Wednesday, June 2nd, 2010

“He is picking on me because I have big ears.” “I hate school.” “Nobody likes me.” “My friend called me fat.” “Someone texted lies about me.” “Mom, you have to do something.”

As I teach parenting classes around the country, many lovely well-dressed, calm and intelligent women confide in me that they turn into a Mother Lion when their children are threatened. They are embarrassed to admit to the whole group but share privately that no holds are barred when a bully picks on their baby.

They say that all of their protective instincts rise up and they become ready to do battle. I know how they feel, because I have felt those same feelings when my child was teased or bullied. But my children let me know in no uncertain terms that if I over reacted, they would not share any more confidences with me. This may have happened to you as well.

What’s A Mother To Do?

It is so easy to have a knee jerk reaction when our children are being teased, taunted or bullied by others. Our minds immediately jump back to sixth grade when we too were teased or picked on. We remember how horrible we felt and we want to protect our son or daughter from going through the same pain.

We want to expose the bully and teach him a lesson. And while we are at it, we are going to say the things we couldn’t say 25 years ago. We want to fix this problem and we want to make the world a safer place, or at least one little corner of the playground.

Remember We Are Adults

No matter how angry we are about teasing, taunting or bullies, we need to support our children as a rational sounding board. Focus on your child by asking questions (not interrogating) and remain calm.

Tell your child that you are concerned about him or her and will do what you can to help. Perhaps the child will simply want to talk about it, or may want to do some role playing on words to say. Empower your child by asking what they want your next step to be.
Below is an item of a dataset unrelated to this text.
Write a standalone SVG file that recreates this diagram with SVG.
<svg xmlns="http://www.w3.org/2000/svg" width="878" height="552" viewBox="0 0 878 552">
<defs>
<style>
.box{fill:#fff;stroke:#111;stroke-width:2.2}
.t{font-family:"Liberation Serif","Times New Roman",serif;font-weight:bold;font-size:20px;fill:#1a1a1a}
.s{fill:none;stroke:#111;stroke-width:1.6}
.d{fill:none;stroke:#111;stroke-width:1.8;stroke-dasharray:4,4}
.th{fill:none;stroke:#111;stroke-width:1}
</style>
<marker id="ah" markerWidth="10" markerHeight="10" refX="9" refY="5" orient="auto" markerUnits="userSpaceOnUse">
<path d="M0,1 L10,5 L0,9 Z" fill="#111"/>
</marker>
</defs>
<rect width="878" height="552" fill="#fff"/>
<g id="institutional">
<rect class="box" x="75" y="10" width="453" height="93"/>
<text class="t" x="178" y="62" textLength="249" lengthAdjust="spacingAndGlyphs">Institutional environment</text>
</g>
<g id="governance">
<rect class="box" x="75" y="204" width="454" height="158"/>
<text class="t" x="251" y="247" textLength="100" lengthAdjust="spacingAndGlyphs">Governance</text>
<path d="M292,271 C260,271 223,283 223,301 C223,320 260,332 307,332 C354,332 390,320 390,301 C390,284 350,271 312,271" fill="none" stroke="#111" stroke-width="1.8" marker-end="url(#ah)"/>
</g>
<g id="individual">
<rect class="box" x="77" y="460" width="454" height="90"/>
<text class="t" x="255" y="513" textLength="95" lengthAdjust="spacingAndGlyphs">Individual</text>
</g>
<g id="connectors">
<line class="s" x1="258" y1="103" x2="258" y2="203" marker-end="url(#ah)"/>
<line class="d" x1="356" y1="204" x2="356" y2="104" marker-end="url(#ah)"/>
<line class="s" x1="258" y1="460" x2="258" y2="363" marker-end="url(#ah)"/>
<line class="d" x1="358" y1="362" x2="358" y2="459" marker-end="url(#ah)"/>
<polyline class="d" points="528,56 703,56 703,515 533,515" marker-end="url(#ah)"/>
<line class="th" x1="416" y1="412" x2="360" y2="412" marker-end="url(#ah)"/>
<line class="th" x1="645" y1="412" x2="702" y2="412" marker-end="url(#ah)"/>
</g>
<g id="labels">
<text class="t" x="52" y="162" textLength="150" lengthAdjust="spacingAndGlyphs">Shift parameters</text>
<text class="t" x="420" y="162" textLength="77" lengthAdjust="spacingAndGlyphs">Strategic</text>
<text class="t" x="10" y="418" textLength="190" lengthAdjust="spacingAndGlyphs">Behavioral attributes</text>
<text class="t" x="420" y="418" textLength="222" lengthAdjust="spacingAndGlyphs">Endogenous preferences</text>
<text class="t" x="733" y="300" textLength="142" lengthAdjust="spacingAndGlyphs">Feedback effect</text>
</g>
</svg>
You may want to talk to the teacher or principal and ask them what they have observed. They will be in the best position to understand the relationships between your child and others. They may want to keep a closer eye on things or bring the subject of empathy and kindness up in the classroom, without using names or specifics.
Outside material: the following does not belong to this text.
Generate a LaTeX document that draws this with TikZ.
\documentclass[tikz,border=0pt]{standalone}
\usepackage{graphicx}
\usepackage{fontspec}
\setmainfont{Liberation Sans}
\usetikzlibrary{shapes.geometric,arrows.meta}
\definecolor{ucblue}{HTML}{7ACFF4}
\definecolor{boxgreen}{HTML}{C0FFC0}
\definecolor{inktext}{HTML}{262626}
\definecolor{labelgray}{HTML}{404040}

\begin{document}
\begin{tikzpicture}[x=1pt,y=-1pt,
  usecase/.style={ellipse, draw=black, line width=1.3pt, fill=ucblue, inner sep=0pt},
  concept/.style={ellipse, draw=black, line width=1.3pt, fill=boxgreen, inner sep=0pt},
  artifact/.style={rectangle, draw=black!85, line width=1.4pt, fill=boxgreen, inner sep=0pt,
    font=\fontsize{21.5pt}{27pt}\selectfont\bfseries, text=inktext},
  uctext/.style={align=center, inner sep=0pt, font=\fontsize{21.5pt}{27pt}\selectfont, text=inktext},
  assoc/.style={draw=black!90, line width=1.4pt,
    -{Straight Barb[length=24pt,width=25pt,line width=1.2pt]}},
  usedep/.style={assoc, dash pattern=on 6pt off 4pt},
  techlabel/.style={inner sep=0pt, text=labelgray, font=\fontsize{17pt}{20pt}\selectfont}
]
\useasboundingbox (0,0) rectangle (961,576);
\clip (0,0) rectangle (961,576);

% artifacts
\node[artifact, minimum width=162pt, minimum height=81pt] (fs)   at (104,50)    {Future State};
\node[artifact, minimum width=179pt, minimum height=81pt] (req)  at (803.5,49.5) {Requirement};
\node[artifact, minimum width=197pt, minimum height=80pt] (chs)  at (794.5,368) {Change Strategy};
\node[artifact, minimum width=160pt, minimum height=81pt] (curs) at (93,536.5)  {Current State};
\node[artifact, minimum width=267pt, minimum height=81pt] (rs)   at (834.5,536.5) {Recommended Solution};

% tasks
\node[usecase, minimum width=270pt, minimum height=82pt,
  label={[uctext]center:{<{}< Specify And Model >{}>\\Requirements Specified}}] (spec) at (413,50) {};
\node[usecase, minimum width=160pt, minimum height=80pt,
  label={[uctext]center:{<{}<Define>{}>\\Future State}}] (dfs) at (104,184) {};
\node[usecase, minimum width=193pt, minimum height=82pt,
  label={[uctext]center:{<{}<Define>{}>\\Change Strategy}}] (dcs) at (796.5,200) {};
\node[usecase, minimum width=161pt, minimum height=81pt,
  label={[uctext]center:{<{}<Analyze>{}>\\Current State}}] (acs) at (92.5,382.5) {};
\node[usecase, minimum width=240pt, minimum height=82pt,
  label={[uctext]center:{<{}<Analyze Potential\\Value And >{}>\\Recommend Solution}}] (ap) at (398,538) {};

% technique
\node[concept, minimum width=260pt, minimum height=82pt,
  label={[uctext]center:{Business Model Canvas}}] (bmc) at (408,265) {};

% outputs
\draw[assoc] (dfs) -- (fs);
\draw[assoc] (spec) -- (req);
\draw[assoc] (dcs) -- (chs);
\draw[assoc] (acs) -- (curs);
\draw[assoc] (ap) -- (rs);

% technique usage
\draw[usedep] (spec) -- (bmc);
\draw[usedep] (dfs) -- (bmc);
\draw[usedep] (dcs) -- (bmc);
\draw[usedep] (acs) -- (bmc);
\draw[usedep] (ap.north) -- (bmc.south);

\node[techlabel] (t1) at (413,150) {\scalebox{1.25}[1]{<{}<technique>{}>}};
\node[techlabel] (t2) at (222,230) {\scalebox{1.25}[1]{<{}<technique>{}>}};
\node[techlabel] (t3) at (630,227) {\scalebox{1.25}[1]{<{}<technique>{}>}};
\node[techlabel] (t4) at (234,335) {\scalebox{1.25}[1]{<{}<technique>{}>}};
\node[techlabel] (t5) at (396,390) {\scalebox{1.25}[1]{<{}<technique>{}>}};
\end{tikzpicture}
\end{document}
Big Problem or Small Conflict

It is scary for children to see their parents act like children. They are embarrassed when an over-protective parent scoops down to save them. It makes them feel even more victimized and helpless.

They need adults who will help them solve problems and to find solutions. They do not need or want their moms to attack or bully the bully. It may have been a one time incidence or a misunderstood rough housing on the playground. By next week, they may very well be best friends.
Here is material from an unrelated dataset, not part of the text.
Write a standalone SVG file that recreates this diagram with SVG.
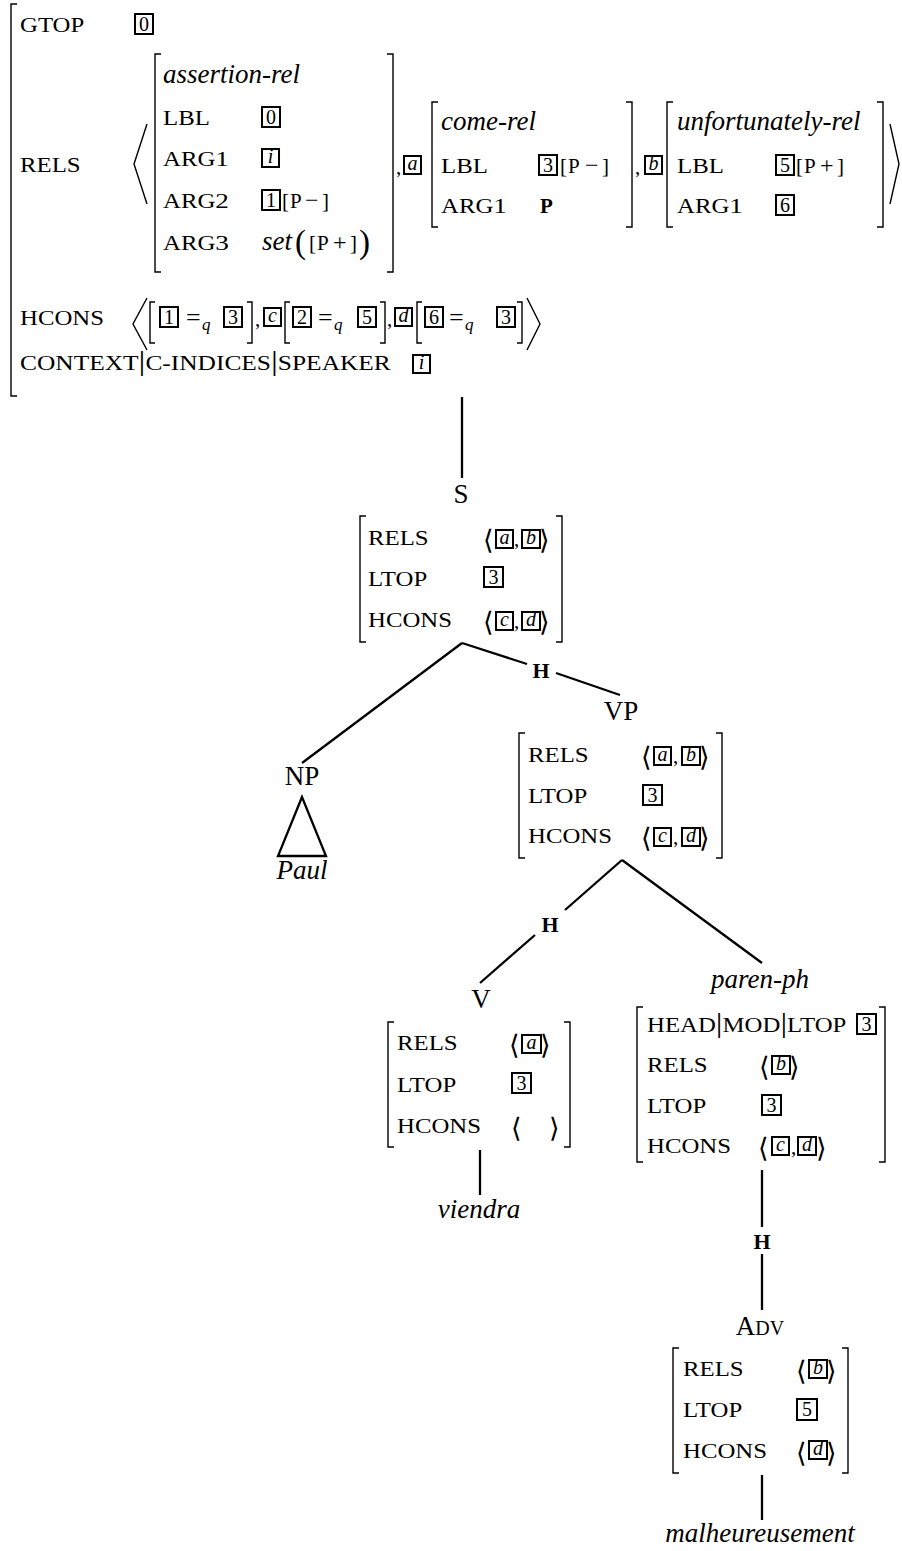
<svg xmlns="http://www.w3.org/2000/svg" width="902" height="1551" viewBox="0 0 902 1551">
<style>
text { font-family: "Liberation Serif", "Times New Roman", serif; fill: #000; }
.sc { font-size: 20px; }
.t { font-size: 21px; }
.op { font-size: 24px; }
.it { font-style: italic; font-size: 27px; }
.node { font-size: 27px; text-anchor: middle; }
.leaf { font-style: italic; font-size: 27px; text-anchor: middle; }
.hb { font-weight: bold; font-size: 22px; text-anchor: middle; }
.bx { fill: none; stroke: #000; stroke-width: 2; }
.bd { font-size: 20px; text-anchor: middle; }
.bl { font-style: italic; font-size: 20px; text-anchor: middle; }
.br { fill: none; stroke: #000; stroke-width: 1.4; }
.ln { fill: none; stroke: #000; stroke-width: 2.3; }
.ang { font-family: "DejaVu Sans", sans-serif; font-size: 27px; }
.bar { font-size: 27px; }
.eq { font-size: 26px; }
.q { font-style: italic; font-size: 17px; }
</style>

<g id="avm-top">
  <path class="br" d="M17,4 H11 V396 H17"/>
  <text class="sc" transform="translate(20,32) scale(1.24,1)">GTOP</text>
  <rect class="bx" x="135" y="14" width="18" height="20"/><text class="bd" x="144" y="31">0</text>

  <text class="sc" transform="translate(20,172) scale(1.24,1)">RELS</text>
  <path class="br" d="M147,124 L134,164 L147,204"/>

  <g id="assertion-rel">
    <path class="br" d="M161,54 H155 V272 H161"/>
    <path class="br" d="M387,54 H393 V272 H387"/>
    <text class="it" x="163" y="83">assertion-rel</text>
    <text class="sc" transform="translate(163,125) scale(1.24,1)">LBL</text>
    <rect class="bx" x="262" y="107" width="18" height="20"/><text class="bd" x="271" y="124">0</text>
    <text class="sc" transform="translate(163,166) scale(1.24,1)">ARG<tspan font-size="22">1</tspan></text>
    <rect class="bx" x="262" y="149" width="17" height="18"/><text class="bl" x="270.5" y="163">i</text>
    <text class="sc" transform="translate(163,208) scale(1.24,1)">ARG<tspan font-size="22">2</tspan></text>
    <rect class="bx" x="262" y="190" width="18" height="20"/><text class="bd" x="271" y="207">1</text>
    <text class="t" y="208"><tspan x="282">[</tspan><tspan x="290" font-size="21">P</tspan><tspan class="op" x="305">−</tspan><tspan x="322">]</tspan></text>
    <text class="sc" transform="translate(163,250) scale(1.24,1)">ARG<tspan font-size="22">3</tspan></text>
    <text class="it" x="262" y="250">set</text>
    <text x="295" y="253" font-size="33">(</text>
    <text class="t" y="250"><tspan x="309">[</tspan><tspan x="317" font-size="21">P</tspan><tspan class="op" x="333">+</tspan><tspan x="350">]</tspan></text>
    <text x="359" y="253" font-size="33">)</text>
  </g>

  <text class="t" x="396" y="174">,</text>
  <rect class="bx" x="404" y="156" width="17" height="18"/><text class="bl" x="412.5" y="170">a</text>

  <g id="come-rel">
    <path class="br" d="M438,102 H432 V227 H438"/>
    <path class="br" d="M626,102 H632 V227 H626"/>
    <text class="it" x="441" y="130">come-rel</text>
    <text class="sc" transform="translate(441,173) scale(1.24,1)">LBL</text>
    <rect class="bx" x="539" y="155" width="18" height="20"/><text class="bd" x="548" y="172">3</text>
    <text class="t" y="173"><tspan x="560">[</tspan><tspan x="568" font-size="21">P</tspan><tspan class="op" x="585">−</tspan><tspan x="602">]</tspan></text>
    <text class="sc" transform="translate(441,213) scale(1.24,1)">ARG<tspan font-size="22">1</tspan></text>
    <text x="540" y="213" font-size="21" font-weight="bold">P</text>
  </g>

  <text class="t" x="635" y="174">,</text>
  <rect class="bx" x="645" y="156" width="17" height="18"/><text class="bl" x="653.5" y="170">b</text>

  <g id="unfortunately-rel">
    <path class="br" d="M673,102 H667 V227 H673"/>
    <path class="br" d="M877,102 H883 V227 H877"/>
    <text class="it" x="677" y="130">unfortunately-rel</text>
    <text class="sc" transform="translate(677,173) scale(1.24,1)">LBL</text>
    <rect class="bx" x="776" y="155" width="18" height="20"/><text class="bd" x="785" y="172">5</text>
    <text class="t" y="173"><tspan x="796">[</tspan><tspan x="804" font-size="21">P</tspan><tspan class="op" x="820">+</tspan><tspan x="837">]</tspan></text>
    <text class="sc" transform="translate(677,213) scale(1.24,1)">ARG<tspan font-size="22">1</tspan></text>
    <rect class="bx" x="776" y="195" width="18" height="20"/><text class="bd" x="785" y="212">6</text>
  </g>
  <path class="br" d="M890,124 L899,164 L890,204"/>

  <text class="sc" transform="translate(20,325) scale(1.24,1)">HCONS</text>
  <path class="br" d="M147,298 L133,324 L147,350"/>
  <path class="br" d="M155,302 H150 V343 H155"/>
  <rect class="bx" x="160" y="307" width="18" height="20"/><text class="bd" x="169" y="324">1</text>
  <text class="eq" x="186" y="326">=</text><text class="q" x="202" y="330">q</text>
  <rect class="bx" x="224" y="307" width="18" height="20"/><text class="bd" x="233" y="324">3</text>
  <path class="br" d="M247,302 H252 V343 H247"/>
  <text class="t" x="255" y="326">,</text>
  <rect class="bx" x="264" y="308" width="17" height="18"/><text class="bl" x="272.5" y="322">c</text>
  <path class="br" d="M290,302 H285 V343 H290"/>
  <rect class="bx" x="293" y="307" width="18" height="20"/><text class="bd" x="302" y="324">2</text>
  <text class="eq" x="318" y="326">=</text><text class="q" x="334" y="330">q</text>
  <rect class="bx" x="358" y="307" width="18" height="20"/><text class="bd" x="367" y="324">5</text>
  <path class="br" d="M380,302 H385 V343 H380"/>
  <text class="t" x="387" y="326">,</text>
  <rect class="bx" x="395" y="308" width="17" height="18"/><text class="bl" x="403.5" y="322">d</text>
  <path class="br" d="M422,302 H417 V343 H422"/>
  <rect class="bx" x="425" y="307" width="18" height="20"/><text class="bd" x="434" y="324">6</text>
  <text class="eq" x="449" y="326">=</text><text class="q" x="465" y="330">q</text>
  <rect class="bx" x="497" y="307" width="18" height="20"/><text class="bd" x="506" y="324">3</text>
  <path class="br" d="M517,302 H522 V343 H517"/>
  <path class="br" d="M527,298 L540,324 L527,350"/>

  <text class="sc" transform="translate(20,370) scale(1.27,1)">CONTEXT<tspan class="bar">|</tspan>C-INDICES<tspan class="bar">|</tspan>SPEAKER</text>
  <rect class="bx" x="413" y="355" width="17" height="18"/><text class="bl" x="421.5" y="369">i</text>
</g>

<g id="connectors">
  <path class="ln" d="M462,397 V478"/>
  <path class="ln" d="M462,643 L302,763"/>
  <path class="ln" d="M462,643 L527,664"/>
  <path class="ln" d="M556,673 L620,695"/>
  <path class="ln" d="M302,797 L278,856 H326 Z"/>
  <path class="ln" d="M622,860 L565,910"/>
  <path class="ln" d="M535,935 L480,983"/>
  <path class="ln" d="M622,860 L762,963"/>
  <path class="ln" d="M480,1150 V1195"/>
  <path class="ln" d="M762,1170 V1227"/>
  <path class="ln" d="M762,1254 V1310"/>
  <path class="ln" d="M762,1475 V1520"/>
  <text class="hb" x="541" y="678">H</text>
  <text class="hb" x="550" y="932">H</text>
  <text class="hb" x="762" y="1249">H</text>
</g>

<g id="node-S">
  <text class="node" x="461" y="503">S</text>
  <path class="br" d="M366,516 H360 V642 H366"/>
  <path class="br" d="M556,516 H562 V642 H556"/>
  <text class="sc" transform="translate(368,545) scale(1.24,1)">RELS</text>
  <text class="ang" x="483" y="549">⟨</text>
  <rect class="bx" x="496" y="530" width="17" height="18"/><text class="bl" x="504.5" y="544">a</text>
  <text class="t" x="514" y="546">,</text>
  <rect class="bx" x="522" y="530" width="18" height="18"/><text class="bl" x="531" y="544">b</text>
  <text class="ang" x="539" y="549">⟩</text>
  <text class="sc" transform="translate(368,586) scale(1.24,1)">LTOP</text>
  <rect class="bx" x="484" y="567" width="19" height="20"/><text class="bd" x="493.5" y="584">3</text>
  <text class="sc" transform="translate(368,627) scale(1.24,1)">HCONS</text>
  <text class="ang" x="483" y="631">⟨</text>
  <rect class="bx" x="496" y="612" width="17" height="18"/><text class="bl" x="504.5" y="626">c</text>
  <text class="t" x="514" y="628">,</text>
  <rect class="bx" x="522" y="612" width="18" height="18"/><text class="bl" x="531" y="626">d</text>
  <text class="ang" x="539" y="631">⟩</text>
</g>

<g id="node-NP">
  <text class="node" x="302" y="785">NP</text>
  <text class="leaf" x="302" y="879">Paul</text>
</g>

<g id="node-VP">
  <text class="node" x="621" y="720">VP</text>
  <path class="br" d="M525,733 H519 V858 H525"/>
  <path class="br" d="M716,733 H722 V858 H716"/>
  <text class="sc" transform="translate(528,762) scale(1.24,1)">RELS</text>
  <text class="ang" x="641" y="766">⟨</text>
  <rect class="bx" x="654" y="747" width="17" height="18"/><text class="bl" x="662.5" y="761">a</text>
  <text class="t" x="673" y="763">,</text>
  <rect class="bx" x="682" y="747" width="18" height="18"/><text class="bl" x="691" y="761">b</text>
  <text class="ang" x="699" y="766">⟩</text>
  <text class="sc" transform="translate(528,803) scale(1.24,1)">LTOP</text>
  <rect class="bx" x="643" y="785" width="19" height="20"/><text class="bd" x="652.5" y="802">3</text>
  <text class="sc" transform="translate(528,843) scale(1.24,1)">HCONS</text>
  <text class="ang" x="641" y="847">⟨</text>
  <rect class="bx" x="654" y="828" width="17" height="18"/><text class="bl" x="662.5" y="842">c</text>
  <text class="t" x="673" y="844">,</text>
  <rect class="bx" x="682" y="828" width="18" height="18"/><text class="bl" x="691" y="842">d</text>
  <text class="ang" x="699" y="847">⟩</text>
</g>

<g id="node-V">
  <text class="node" x="481" y="1008">V</text>
  <path class="br" d="M394,1022 H388 V1147 H394"/>
  <path class="br" d="M564,1022 H570 V1147 H564"/>
  <text class="sc" transform="translate(397,1050) scale(1.24,1)">RELS</text>
  <text class="ang" x="509" y="1054">⟨</text>
  <rect class="bx" x="522" y="1035" width="19" height="18"/><text class="bl" x="531.5" y="1049">a</text>
  <text class="ang" x="540" y="1054">⟩</text>
  <text class="sc" transform="translate(397,1092) scale(1.24,1)">LTOP</text>
  <rect class="bx" x="512" y="1073" width="19" height="20"/><text class="bd" x="521.5" y="1090">3</text>
  <text class="sc" transform="translate(397,1133) scale(1.24,1)">HCONS</text>
  <text class="ang" x="511" y="1137">⟨</text>
  <text class="ang" x="549" y="1137">⟩</text>
  <text class="leaf" x="479" y="1218">viendra</text>
</g>

<g id="node-paren-ph">
  <text class="leaf" x="760" y="988">paren-ph</text>
  <path class="br" d="M643,1007 H637 V1162 H643"/>
  <path class="br" d="M879,1007 H885 V1162 H879"/>
  <text class="sc" transform="translate(647,1032) scale(1.24,1)">HEAD<tspan class="bar">|</tspan>MOD<tspan class="bar">|</tspan>LTOP</text>
  <rect class="bx" x="857" y="1014" width="19" height="20"/><text class="bd" x="866.5" y="1031">3</text>
  <text class="sc" transform="translate(647,1072) scale(1.24,1)">RELS</text>
  <text class="ang" x="759" y="1076">⟨</text>
  <rect class="bx" x="772" y="1056" width="18" height="18"/><text class="bl" x="781" y="1070">b</text>
  <text class="ang" x="789" y="1076">⟩</text>
  <text class="sc" transform="translate(647,1113) scale(1.24,1)">LTOP</text>
  <rect class="bx" x="762" y="1095" width="19" height="20"/><text class="bd" x="771.5" y="1112">3</text>
  <text class="sc" transform="translate(647,1153) scale(1.24,1)">HCONS</text>
  <text class="ang" x="758" y="1157">⟨</text>
  <rect class="bx" x="772" y="1137" width="17" height="18"/><text class="bl" x="780.5" y="1151">c</text>
  <text class="t" x="791" y="1154">,</text>
  <rect class="bx" x="798" y="1137" width="18" height="18"/><text class="bl" x="807" y="1151">d</text>
  <text class="ang" x="816" y="1157">⟩</text>
</g>

<g id="node-Adv">
  <text class="node" x="760" y="1335">A<tspan font-size="20">DV</tspan></text>
  <path class="br" d="M679,1348 H673 V1473 H679"/>
  <path class="br" d="M842,1348 H848 V1473 H842"/>
  <text class="sc" transform="translate(683,1376) scale(1.24,1)">RELS</text>
  <text class="ang" x="796" y="1380">⟨</text>
  <rect class="bx" x="809" y="1360" width="18" height="18"/><text class="bl" x="818" y="1374">b</text>
  <text class="ang" x="826" y="1380">⟩</text>
  <text class="sc" transform="translate(683,1417) scale(1.24,1)">LTOP</text>
  <rect class="bx" x="797" y="1399" width="20" height="21" stroke-width="2.6"/><text class="bd" x="807" y="1416">5</text>
  <text class="sc" transform="translate(683,1458) scale(1.24,1)">HCONS</text>
  <text class="ang" x="796" y="1462">⟨</text>
  <rect class="bx" x="809" y="1441" width="18" height="18"/><text class="bl" x="818" y="1455">d</text>
  <text class="ang" x="826" y="1462">⟩</text>
  <text class="leaf" x="760" y="1542">malheureusement</text>
</g>
</svg>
They want their story to be heard and they want to have the power to say what happens to them in their lives as much as possible.

Fine Line of Parenting

As parents, we walk a thin line between being nurturing, loving and understanding role models. If we are too over protective, they will not learn the negotiating skills necessary to survive socially in life. However, if we react too strongly to tales of teasing, we may miss giving them some necessary social skills.

However, if we ignore what they are telling us, or dismiss their concerns they may feel we don’t care.

Mother Lioness nurtures the inner strength of your child and follow his/her lead in making sense of the Playground jungle.

I have confidence in you. Listen to your heart and your child and you will know what to do next if your child is being teased or picked on.